Несмотря на меры, принятые карателями против партизан, их боевые действия в июле еще больше активизировались, участились засады, внезапные налеты на жандармские посты, повреждения телеграфных и телефонных линий. На заминированных участках дорог подрывались автоколонны и конные обозы. А в конце месяца группа в 12 человек во главе с Анатолием Степановым у села Спориец вступила в бой с целой румынской ротой. Подпустив противника метров на сто, партизаны открыли огонь из автоматов. Солдаты в панике бежали. Офицеры заставили роту окопаться и ввести в действие пулеметы. Тогда горсточка смельчаков партизан ползком забралась в тыл вражеской цепи и забросала оккупантов гранатами.

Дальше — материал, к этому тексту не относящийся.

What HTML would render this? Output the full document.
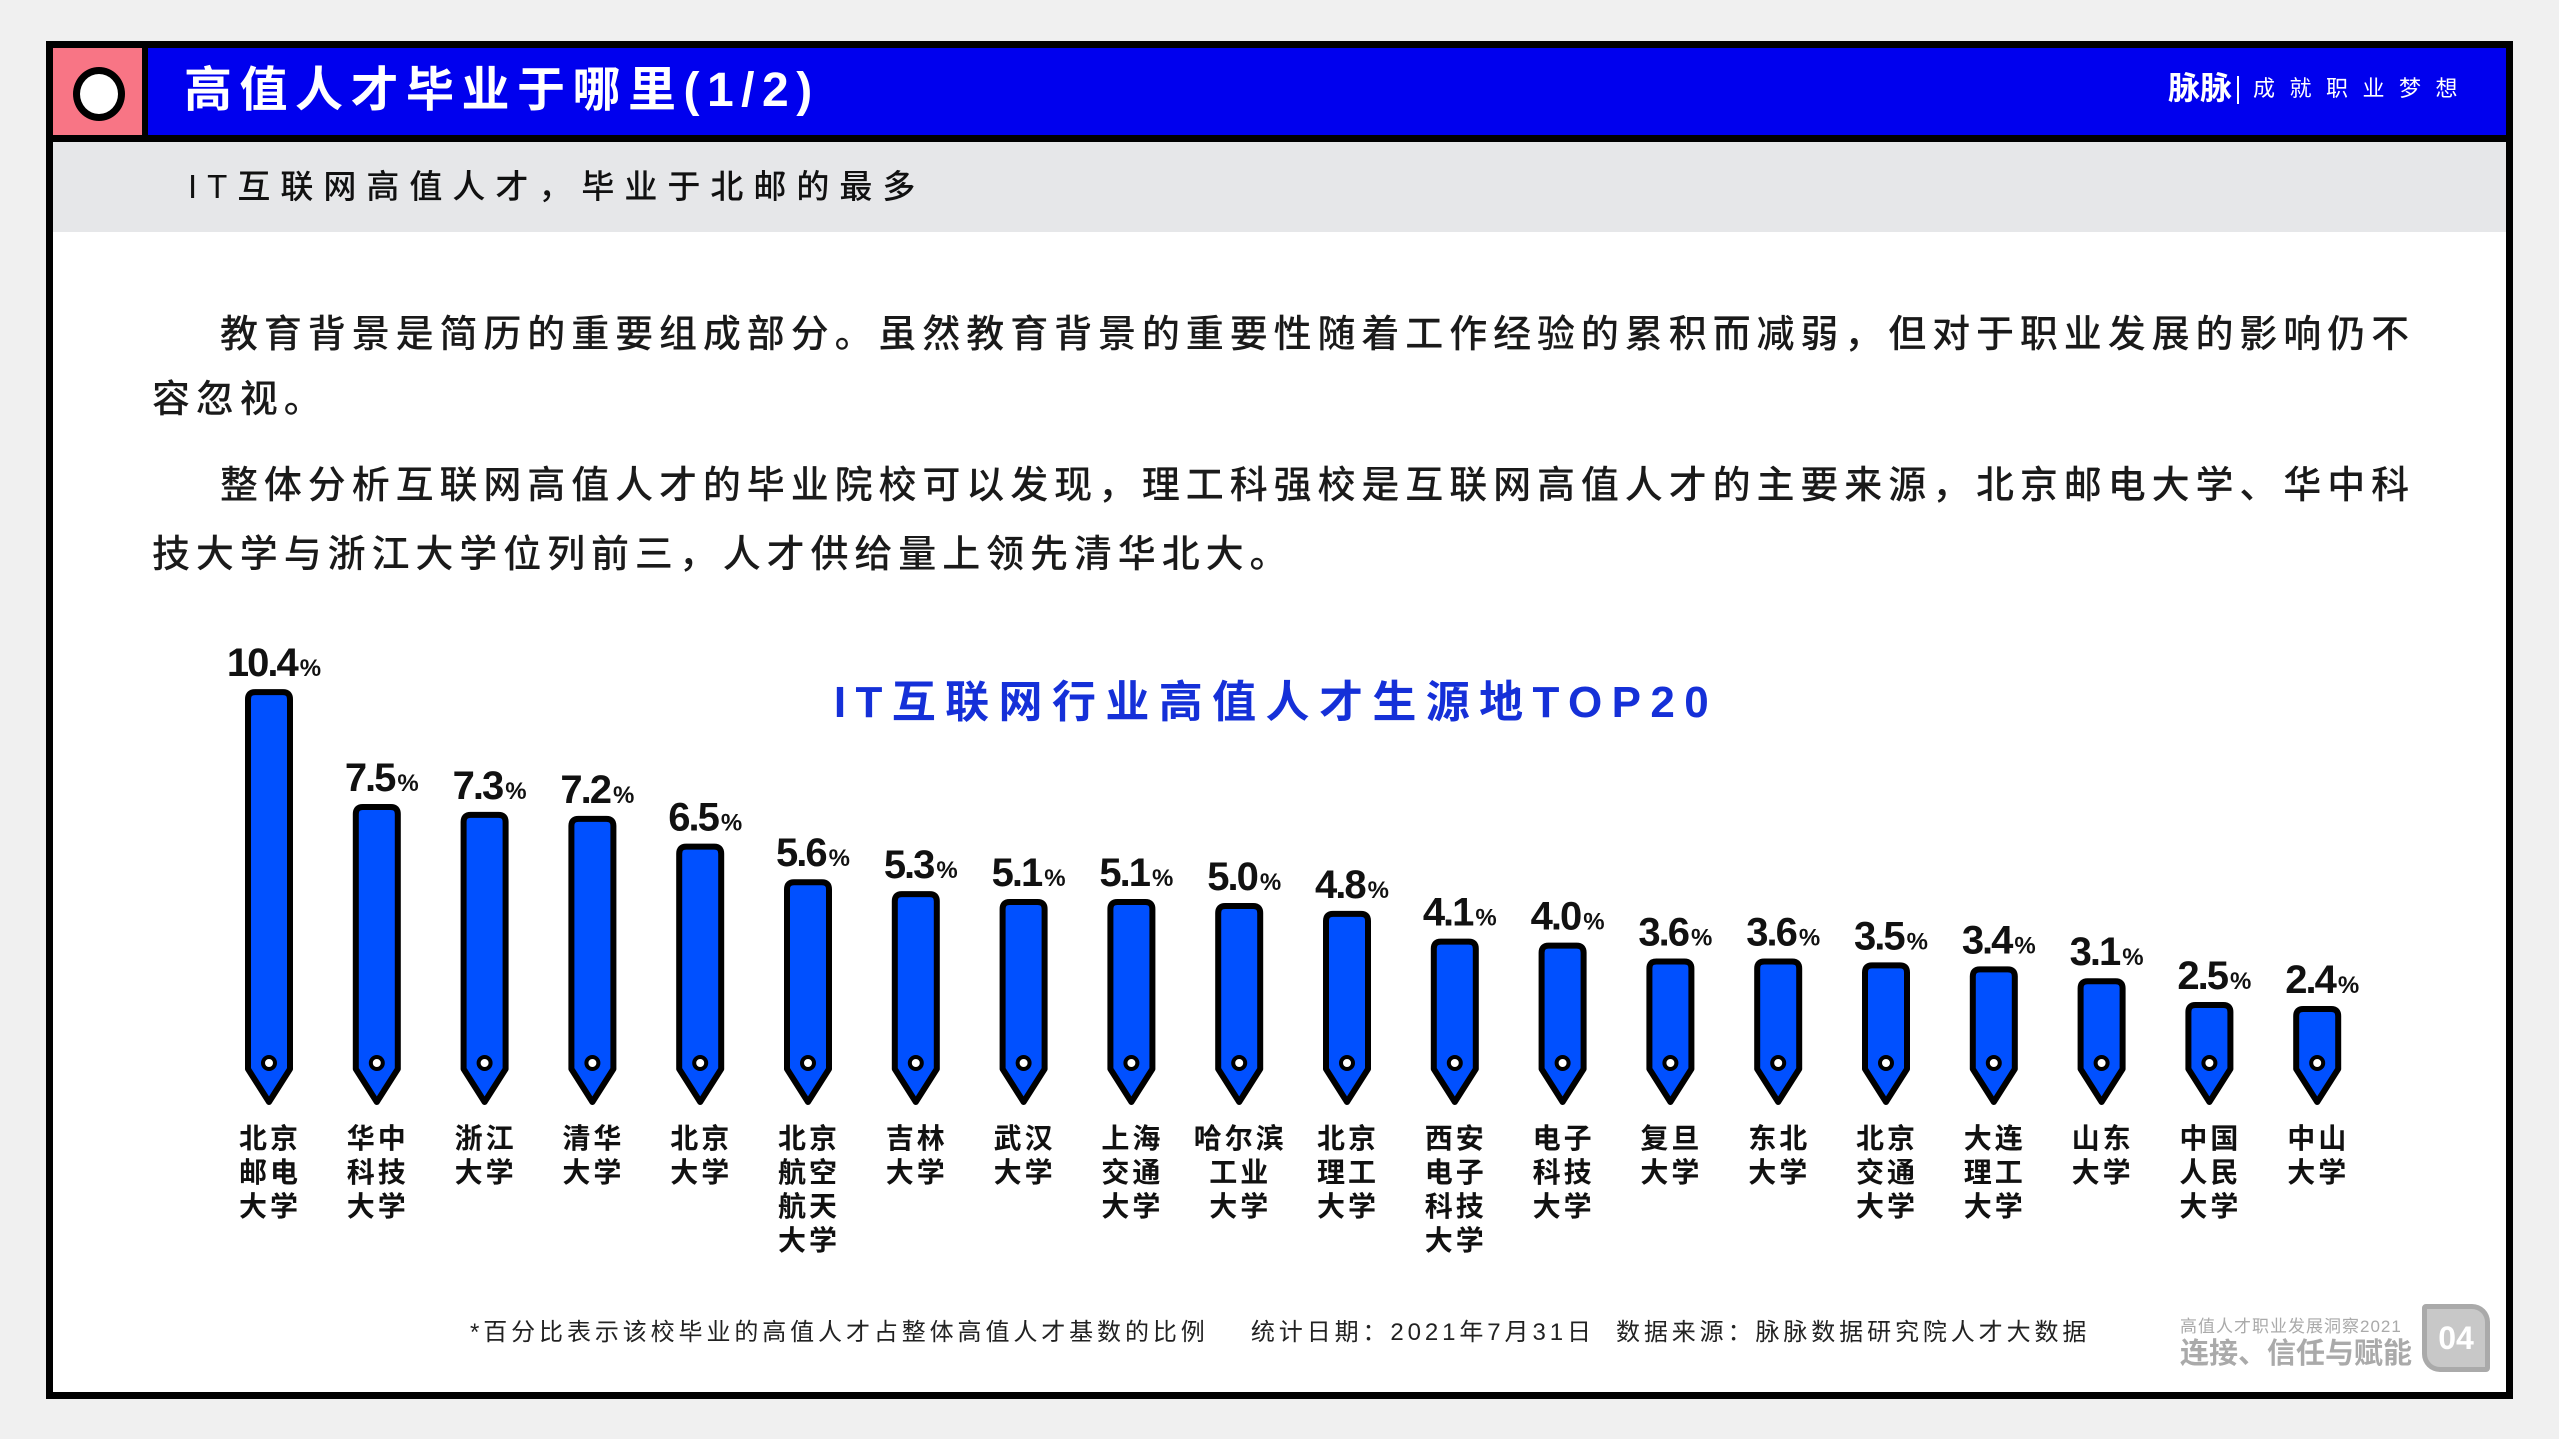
<!DOCTYPE html>
<html><head><meta charset="utf-8">
<style>
html,body{margin:0;padding:0}
body{width:2559px;height:1439px;background:#f0f0f0;position:relative;overflow:hidden;font-family:"Liberation Sans","Noto Sans CJK SC",sans-serif}
.abs{position:absolute;white-space:nowrap}
.para{font-size:38px;letter-spacing:5.9px;color:#1a1a1a;font-weight:500;line-height:1}
</style></head>
<body>
<div class="abs" style="left:46px;top:41px;width:2453px;height:1344px;background:#fff;border:7px solid #000"></div>
<div class="abs" style="left:53px;top:48px;width:2453px;height:87px;background:#0000ee;border-bottom:7px solid #000"></div>
<div class="abs" style="left:53px;top:48px;width:89px;height:87px;background:#f87585;border-right:6px solid #000"></div>
<div class="abs" style="left:73px;top:67px;width:38px;height:40px;border-radius:50%;background:#fff;border:7px solid #000"></div>
<div class="abs" style="left:184px;top:67px;font-size:48px;font-weight:bold;color:#fff;letter-spacing:7.5px;line-height:1">高值人才毕业于哪里(1/2)</div>
<div class="abs" style="left:2168px;top:72px;font-size:32px;color:#fff;font-weight:bold;line-height:1">脉脉</div>
<div class="abs" style="left:2237px;top:76px;width:2px;height:28px;background:#fff"></div>
<div class="abs" style="left:2253px;top:78px;font-size:22px;color:#fff;letter-spacing:14.5px;line-height:1">成就职业梦想</div>
<div class="abs" style="left:53px;top:142px;width:2453px;height:90px;background:#e6e7e9"></div>
<div class="abs" style="left:188px;top:170px;font-size:33px;letter-spacing:10px;color:#111;line-height:1;font-weight:500">IT互联网高值人才，毕业于北邮的最多</div>

<div class="abs para" style="left:220px;top:316px">教育背景是简历的重要组成部分。虽然教育背景的重要性随着工作经验的累积而减弱，但对于职业发展的影响仍不</div>
<div class="abs para" style="left:152px;top:381px">容忽视。</div>
<div class="abs para" style="left:220px;top:467px">整体分析互联网高值人才的毕业院校可以发现，理工科强校是互联网高值人才的主要来源，北京邮电大学、华中科</div>
<div class="abs para" style="left:152px;top:536px">技大学与浙江大学位列前三，人才供给量上领先清华北大。</div>

<svg class="abs" style="left:0;top:0" width="2559" height="1439">
<text x="1276" y="717" text-anchor="middle" font-size="44" font-weight="bold" fill="#1530d8" letter-spacing="9.4" font-family="Liberation Sans, Noto Sans CJK SC, sans-serif">IT互联网行业高值人才生源地TOP20</text>
<g id="bars"></g>
</svg>

<div class="abs" style="left:470px;top:1321px;font-size:24px;letter-spacing:3.9px;color:#222;line-height:1">*百分比表示该校毕业的高值人才占整体高值人才基数的比例&nbsp;&nbsp;&nbsp;&nbsp;统计日期：2021年7月31日&nbsp;&nbsp;数据来源：脉脉数据研究院人才大数据</div>
<div class="abs" style="left:2180px;top:1318px;font-size:17px;color:#aaa;line-height:1;letter-spacing:1px">高值人才职业发展洞察2021</div>
<div class="abs" style="left:2180px;top:1340px;font-size:29px;font-weight:bold;color:#aaa;line-height:1">连接、信任与赋能</div>
<div class="abs" style="left:2422px;top:1304px;width:58px;height:58px;border:5px solid #aaa;border-radius:4px 18px 4px 18px;background:#c8c8c8;color:#fff;font-size:32px;font-weight:bold;text-align:center;line-height:58px">04</div>

<script>
const schools = [["北京","邮电","大学"],["华中","科技","大学"],["浙江","大学"],["清华","大学"],["北京","大学"],["北京","航空","航天","大学"],["吉林","大学"],["武汉","大学"],["上海","交通","大学"],["哈尔滨","工业","大学"],["北京","理工","大学"],["西安","电子","科技","大学"],["电子","科技","大学"],["复旦","大学"],["东北","大学"],["北京","交通","大学"],["大连","理工","大学"],["山东","大学"],["中国","人民","大学"],["中山","大学"]];
const values = [10.4,7.5,7.3,7.2,6.5,5.6,5.3,5.1,5.1,5.0,4.8,4.1,4.0,3.6,3.6,3.5,3.4,3.1,2.5,2.4];
const valueLabels = ["10.4","7.5","7.3","7.2","6.5","5.6","5.3","5.1","5.1","5.0","4.8","4.1","4.0","3.6","3.6","3.5","3.4","3.1","2.5","2.4"];

const NS = "http://www.w3.org/2000/svg";
const g = document.getElementById("bars");
const x0 = 269, step = 107.8;
function xScale(i){ return x0 + i*step; }
function yScale(v){ return 1104 - v*39.6; }
const shoulder = 1069, tip = 1102, hw = 21, r = 7;
values.forEach((v,i)=>{
  const c = xScale(i), t = yScale(v);
  const p = document.createElementNS(NS,"path");
  p.setAttribute("d",`M${c-hw},${shoulder} L${c-hw},${t+r} Q${c-hw},${t} ${c-hw+r},${t} L${c+hw-r},${t} Q${c+hw},${t} ${c+hw},${t+r} L${c+hw},${shoulder} L${c},${tip} Z`);
  p.setAttribute("fill","#0050ff");
  p.setAttribute("stroke","#000");
  p.setAttribute("stroke-width","6");
  p.setAttribute("stroke-linejoin","round");
  
  
  g.appendChild(p);
  const h = document.createElementNS(NS,"circle");
  h.setAttribute("cx",c); h.setAttribute("cy",1063); h.setAttribute("r",6);
  h.setAttribute("fill","#fff"); h.setAttribute("stroke","#000"); h.setAttribute("stroke-width","4");
  
  
  g.appendChild(h);
  const lt = document.createElementNS(NS,"text");
  lt.setAttribute("x",c+4); lt.setAttribute("y",t-16);
  lt.setAttribute("text-anchor","middle");
  lt.setAttribute("font-family","Liberation Sans Narrow, Liberation Sans, sans-serif");
  lt.setAttribute("font-weight","bold");
  lt.setAttribute("fill","#111");
  lt.setAttribute("letter-spacing","-2");
  lt.innerHTML = `<tspan font-size="40">${valueLabels[i]}</tspan><tspan font-size="24" dx="3">%</tspan>`;
  
  
  g.appendChild(lt);
  const nt = document.createElementNS(NS,"text");
  nt.setAttribute("text-anchor","middle");
  nt.setAttribute("font-size","28");
  nt.setAttribute("font-weight","bold");
  nt.setAttribute("fill","#111");
  nt.setAttribute("letter-spacing","3");
  nt.setAttribute("font-family","Liberation Sans, Noto Sans CJK SC, sans-serif");
  schools[i].forEach((line,k)=>{
    const ts = document.createElementNS(NS,"tspan");
    ts.setAttribute("x",c+1); ts.setAttribute("y",1148+k*34);
    ts.textContent = line;
    nt.appendChild(ts);
  });
  
  
  g.appendChild(nt);
});
</script>
</body></html>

Однако на выручку попавшей в засаду роте уже спешило подкрепление. Партизаны начали отходить, но огня не прекращали, нанося урон наседавшему врагу. В этом бою пал смертью героя Андрей Павленко. Тяжело ранен Григорий Малышев. Уйти со своими он уже не мог и, пока у него оставались патроны, продолжал отстреливаться, не подпуская к себе фашистов. Последний патрон оставил для себя, живым в плен не дался…

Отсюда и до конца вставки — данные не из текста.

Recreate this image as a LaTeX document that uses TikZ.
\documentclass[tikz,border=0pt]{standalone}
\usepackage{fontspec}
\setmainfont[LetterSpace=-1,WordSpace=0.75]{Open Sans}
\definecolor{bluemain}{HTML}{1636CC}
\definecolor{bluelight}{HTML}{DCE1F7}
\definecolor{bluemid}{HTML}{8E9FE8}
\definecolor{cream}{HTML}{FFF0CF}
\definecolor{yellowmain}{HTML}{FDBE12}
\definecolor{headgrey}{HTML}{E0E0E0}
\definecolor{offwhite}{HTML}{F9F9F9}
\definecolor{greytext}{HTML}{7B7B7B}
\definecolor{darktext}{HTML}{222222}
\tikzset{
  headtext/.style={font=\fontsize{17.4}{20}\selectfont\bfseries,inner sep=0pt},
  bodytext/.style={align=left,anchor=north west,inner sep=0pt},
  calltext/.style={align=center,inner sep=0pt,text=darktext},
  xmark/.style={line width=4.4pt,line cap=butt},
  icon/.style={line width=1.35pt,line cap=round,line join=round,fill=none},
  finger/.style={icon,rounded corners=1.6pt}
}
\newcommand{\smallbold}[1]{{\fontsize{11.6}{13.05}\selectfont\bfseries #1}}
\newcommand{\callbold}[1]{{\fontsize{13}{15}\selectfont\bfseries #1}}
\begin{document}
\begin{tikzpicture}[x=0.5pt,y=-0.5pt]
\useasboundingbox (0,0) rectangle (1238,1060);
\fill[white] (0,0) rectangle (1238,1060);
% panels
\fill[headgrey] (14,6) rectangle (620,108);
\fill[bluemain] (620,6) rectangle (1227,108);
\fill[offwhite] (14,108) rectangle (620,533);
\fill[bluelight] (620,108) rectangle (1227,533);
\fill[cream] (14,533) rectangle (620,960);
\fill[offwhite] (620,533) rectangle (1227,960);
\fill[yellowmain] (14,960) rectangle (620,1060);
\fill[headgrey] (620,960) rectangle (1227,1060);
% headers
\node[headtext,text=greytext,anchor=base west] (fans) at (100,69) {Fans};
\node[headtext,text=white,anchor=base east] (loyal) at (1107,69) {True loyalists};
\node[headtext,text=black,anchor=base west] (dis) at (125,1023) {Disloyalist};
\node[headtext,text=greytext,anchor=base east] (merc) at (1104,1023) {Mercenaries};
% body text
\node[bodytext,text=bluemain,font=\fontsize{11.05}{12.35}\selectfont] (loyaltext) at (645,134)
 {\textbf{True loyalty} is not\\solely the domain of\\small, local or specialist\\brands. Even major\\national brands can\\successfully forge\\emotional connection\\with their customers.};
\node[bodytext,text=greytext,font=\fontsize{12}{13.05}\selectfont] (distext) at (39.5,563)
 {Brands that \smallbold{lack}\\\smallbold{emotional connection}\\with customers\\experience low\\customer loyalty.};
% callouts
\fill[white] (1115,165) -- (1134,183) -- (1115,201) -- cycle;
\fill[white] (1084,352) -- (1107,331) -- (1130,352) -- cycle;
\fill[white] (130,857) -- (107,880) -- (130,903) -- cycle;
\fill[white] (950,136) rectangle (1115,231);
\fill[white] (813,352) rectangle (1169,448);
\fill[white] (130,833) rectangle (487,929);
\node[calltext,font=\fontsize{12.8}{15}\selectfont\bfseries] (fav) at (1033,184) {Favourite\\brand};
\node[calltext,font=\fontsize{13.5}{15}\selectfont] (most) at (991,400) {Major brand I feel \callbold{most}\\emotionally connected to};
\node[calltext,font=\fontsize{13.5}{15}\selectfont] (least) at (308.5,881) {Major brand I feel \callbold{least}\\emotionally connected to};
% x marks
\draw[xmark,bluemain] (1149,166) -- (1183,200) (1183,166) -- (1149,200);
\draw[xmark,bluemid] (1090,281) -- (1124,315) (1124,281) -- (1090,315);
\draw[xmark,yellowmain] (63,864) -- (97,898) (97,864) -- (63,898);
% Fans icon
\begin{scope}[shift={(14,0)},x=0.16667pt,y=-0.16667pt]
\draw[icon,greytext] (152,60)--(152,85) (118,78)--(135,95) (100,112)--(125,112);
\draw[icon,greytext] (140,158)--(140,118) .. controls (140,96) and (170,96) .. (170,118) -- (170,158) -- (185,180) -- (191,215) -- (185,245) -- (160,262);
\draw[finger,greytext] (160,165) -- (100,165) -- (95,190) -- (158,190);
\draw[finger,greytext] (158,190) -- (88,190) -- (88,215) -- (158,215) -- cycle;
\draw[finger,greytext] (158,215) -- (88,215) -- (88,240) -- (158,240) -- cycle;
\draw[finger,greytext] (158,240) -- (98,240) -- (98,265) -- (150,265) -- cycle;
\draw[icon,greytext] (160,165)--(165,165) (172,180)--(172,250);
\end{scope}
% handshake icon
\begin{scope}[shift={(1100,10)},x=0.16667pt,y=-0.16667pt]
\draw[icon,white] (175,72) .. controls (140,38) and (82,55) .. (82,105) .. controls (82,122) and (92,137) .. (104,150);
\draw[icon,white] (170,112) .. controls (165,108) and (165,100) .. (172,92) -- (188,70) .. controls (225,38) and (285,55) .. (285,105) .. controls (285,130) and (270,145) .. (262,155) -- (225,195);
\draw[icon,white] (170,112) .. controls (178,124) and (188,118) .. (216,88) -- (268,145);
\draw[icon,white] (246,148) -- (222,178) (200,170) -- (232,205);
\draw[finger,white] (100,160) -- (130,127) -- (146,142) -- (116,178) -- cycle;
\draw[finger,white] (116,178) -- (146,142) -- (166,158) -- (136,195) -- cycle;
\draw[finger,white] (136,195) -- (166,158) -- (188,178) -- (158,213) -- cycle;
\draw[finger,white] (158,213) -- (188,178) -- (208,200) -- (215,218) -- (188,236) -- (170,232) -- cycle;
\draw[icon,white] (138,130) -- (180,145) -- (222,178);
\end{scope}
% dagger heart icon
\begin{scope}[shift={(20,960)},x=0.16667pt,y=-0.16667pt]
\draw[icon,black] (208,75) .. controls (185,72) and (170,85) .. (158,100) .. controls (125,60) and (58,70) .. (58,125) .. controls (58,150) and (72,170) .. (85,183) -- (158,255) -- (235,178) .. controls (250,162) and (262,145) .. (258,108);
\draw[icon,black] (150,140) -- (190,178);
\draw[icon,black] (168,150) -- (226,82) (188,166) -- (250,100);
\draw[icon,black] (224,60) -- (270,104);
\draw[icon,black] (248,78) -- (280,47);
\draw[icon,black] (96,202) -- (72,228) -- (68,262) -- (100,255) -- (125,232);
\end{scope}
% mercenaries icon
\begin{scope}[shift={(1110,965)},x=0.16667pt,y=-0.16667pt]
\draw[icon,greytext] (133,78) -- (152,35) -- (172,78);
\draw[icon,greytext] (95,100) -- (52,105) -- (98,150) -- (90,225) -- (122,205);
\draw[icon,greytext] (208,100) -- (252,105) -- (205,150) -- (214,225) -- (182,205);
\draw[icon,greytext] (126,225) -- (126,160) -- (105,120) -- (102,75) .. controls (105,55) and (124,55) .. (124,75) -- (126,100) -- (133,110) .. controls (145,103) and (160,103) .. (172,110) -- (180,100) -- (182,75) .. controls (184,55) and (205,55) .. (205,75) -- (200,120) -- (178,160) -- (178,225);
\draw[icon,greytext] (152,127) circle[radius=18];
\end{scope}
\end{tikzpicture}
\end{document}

Партизаны встали и минутой молчания почтили память павших товарищей. Александр Маник встал вместе со всеми. В овраге было уже совершенно темно, присутствие многих людей в наступившей тишине чувствовалось по дыханию, единому и согласному, будто они пели молчаливую и величественную песню без слов. Взволнованно слушал эту песню лесник. Печаль сжимала сердце. Но под пеленой печали неудержимо росло и ширилось радостное ощущение близкой свободы: оккупантов-то бьем — и на фронте и в тылу!